David Flores, an emergency room nurse at UCSD, received the second dose of the Pfizer vaccine on Thursday. Unlike the first dose, this one came with side effects.
“My hips were killing me,” Flores said. “I had a hard time sleeping because of that. I couldn't get comfortable. My back, knees, and ankles hurt.”
Flores said that a lot of his co-workers shared similar experiences.
“It’s something that we observed from clinical trials,” said Dr. Edward Cachay, infectious disease specialist at UCSD. “When people receive that second dose, they are receiving the second booster to try and reach the maximum efficacy. So by boosting the immune system, in general people develop joint pains and low-grade fevers that usually last 24 to 48 hours.”
Full coverage of the COVID-19 outbreak and how it impacts you
According to Pfizer, about 3.8% of their clinical trial participants experienced fatigue as a side effect and 2% got a headache.
Moderna says 9.7% of their participants felt fatigued and 4.5% got a headache.
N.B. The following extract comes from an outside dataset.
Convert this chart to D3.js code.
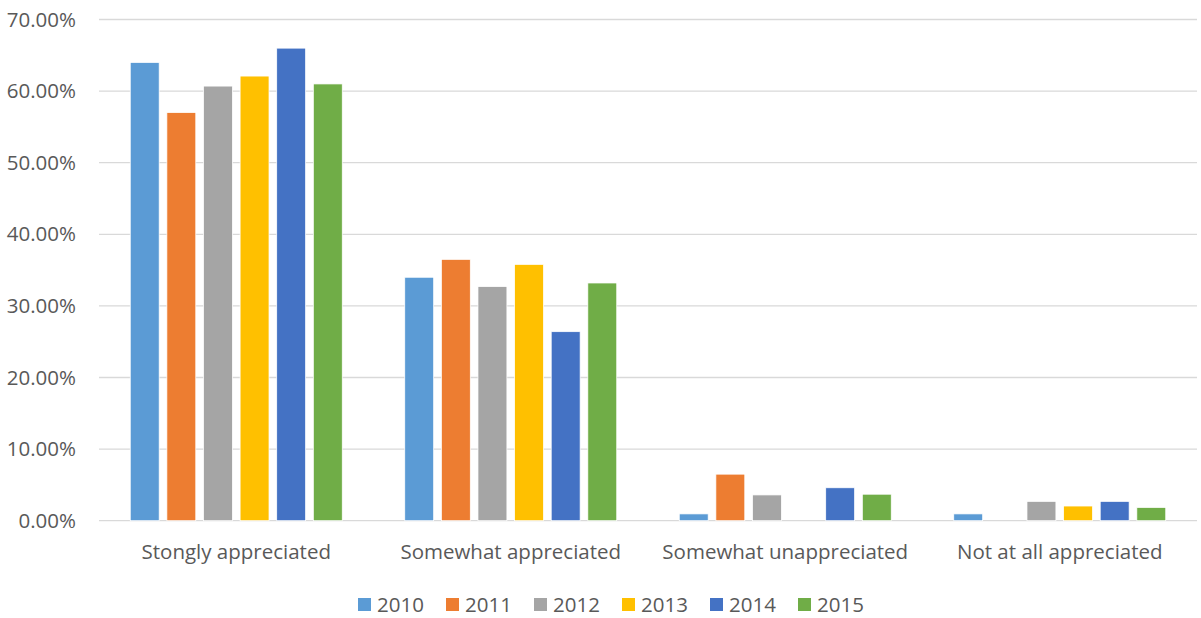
<!DOCTYPE html>
<html>
<head>
<meta charset="utf-8">
<title>Appreciation by year</title>
<script src="https://d3js.org/d3.v7.min.js"></script>
<style>
  body { margin: 0; background: #fff; }
  text { font-family: "Open Sans", "Noto Sans", sans-serif; fill: #595959; }
</style>
</head>
<body>
<div id="chart"></div>
<script>
// data (percent)
var categories = ["Stongly appreciated", "Somewhat appreciated", "Somewhat unappreciated", "Not at all appreciated"];
var years = ["2010", "2011", "2012", "2013", "2014", "2015"];
var colors = ["#5b9bd5", "#ed7d31", "#a5a5a5", "#ffc000", "#4472c4", "#70ad47"];
var v2010 = [64.0, 34.0, 0.95, 0.95];
var v2011 = [57.0, 36.5, 6.5, 0];
var v2012 = [60.7, 32.7, 3.6, 2.7];
var v2013 = [62.1, 35.8, 0, 2.05];
var v2014 = [66.0, 26.4, 4.6, 2.7];
var v2015 = [61.0, 33.2, 3.7, 1.85];
var series = [v2010, v2011, v2012, v2013, v2014, v2015];
var yTicks = [0, 10, 20, 30, 40, 50, 60, 70];

var W = 1201, H = 618;
var plotLeft = 99, plotRight = 1197, plotTop = 19.5, plotBottom = 520.7;
var fontSize = "20.5px";

var svg = d3.select("#chart").append("svg")
    .attr("width", W).attr("height", H);

var y = d3.scaleLinear().domain([0, 70]).range([plotBottom, plotTop]);
var x0 = d3.scaleBand().domain(categories).range([plotLeft, plotRight]).padding(0);
var groupSpan = 212;
var x1 = d3.scaleBand().domain(years)
    .range([-groupSpan / 2, groupSpan / 2]).paddingInner(0.21).paddingOuter(0);

// gridlines
svg.append("g").selectAll("line")
  .data(yTicks)
  .enter().append("line")
    .attr("x1", plotLeft).attr("x2", plotRight)
    .attr("y1", function(d) { return y(d); })
    .attr("y2", function(d) { return y(d); })
    .attr("stroke", "#d9d9d9").attr("stroke-width", 1.3);

// y labels
var yAxis = d3.axisLeft(y).tickValues(yTicks)
    .tickFormat(function(d) { return d.toFixed(2) + "%"; })
    .tickSize(0).tickPadding(0);
var ya = svg.append("g").attr("transform", "translate(76,0)").call(yAxis);
ya.select(".domain").remove();
ya.selectAll("text").style("font-size", fontSize).attr("fill", "#595959")
  .style("font-family", "Open Sans");

// bars
var groups = svg.append("g").selectAll("g")
  .data(categories)
  .enter().append("g")
    .attr("transform", function(d) { return "translate(" + (x0(d) + x0.bandwidth() / 2) + ",0)"; });

groups.selectAll("rect")
  .data(function(c, ci) {
    return years.map(function(yr, si) { return { year: yr, i: si, v: series[si][ci] }; });
  })
  .enter().append("rect")
    .attr("x", function(d) { return x1(d.year); })
    .attr("width", x1.bandwidth())
    .attr("y", function(d) { return y(d.v); })
    .attr("height", function(d) { return plotBottom - y(d.v); })
    .attr("fill", function(d) { return colors[d.i]; })
    .attr("stroke", "#fff").attr("stroke-width", 0.75)
    .style("display", function(d) { return d.v > 0 ? null : "none"; });

// x axis labels
var xAxis = d3.axisBottom(x0).tickSize(0).tickPadding(0);
var xa = svg.append("g").attr("transform", "translate(0," + plotBottom + ")").call(xAxis);
xa.select(".domain").remove();
xa.selectAll("text").style("font-size", fontSize).attr("fill", "#595959")
  .style("font-family", "Open Sans").attr("dy", "0").attr("y", 38);

// legend
var legend = svg.append("g").selectAll("g")
  .data(years)
  .enter().append("g")
    .attr("transform", function(d, i) { return "translate(" + (358 + i * 88) + ",605)"; });
legend.append("rect")
    .attr("x", 0).attr("y", -7).attr("width", 13).attr("height", 13)
    .attr("fill", function(d, i) { return colors[i]; });
legend.append("text")
    .attr("x", 19).attr("y", 0).attr("dy", "0.35em")
    .style("font-size", fontSize)
    .text(function(d) { return d; });
</script>
</body>
</html>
But regardless of the side effects, Dr. Cachay says it is extremely important that patients get the second dose of the vaccine.
“Whenever you receive the first shot, you are protected only approximately 51% , so you need that second dose to get that 95% against COVID-19," he said.
Despite the joint pain, Flores says there is no doubt he made the right decision in moving forward with the vaccine.
“It’s the lesser of two evils,” Flores said. “Just being sick for a day or so and being either dead or being sick for months or days, is a pretty good trade-off.”
Dr. Cachay adds that patients don't reach maximum immunity until 10 to 14 days after the second dose.
According to UCSD officials, they've already given the vaccine to approximately 10,000 workers. Many of whom have already started receiving the second dose.
They add, only 3% of employees have declined the vaccine.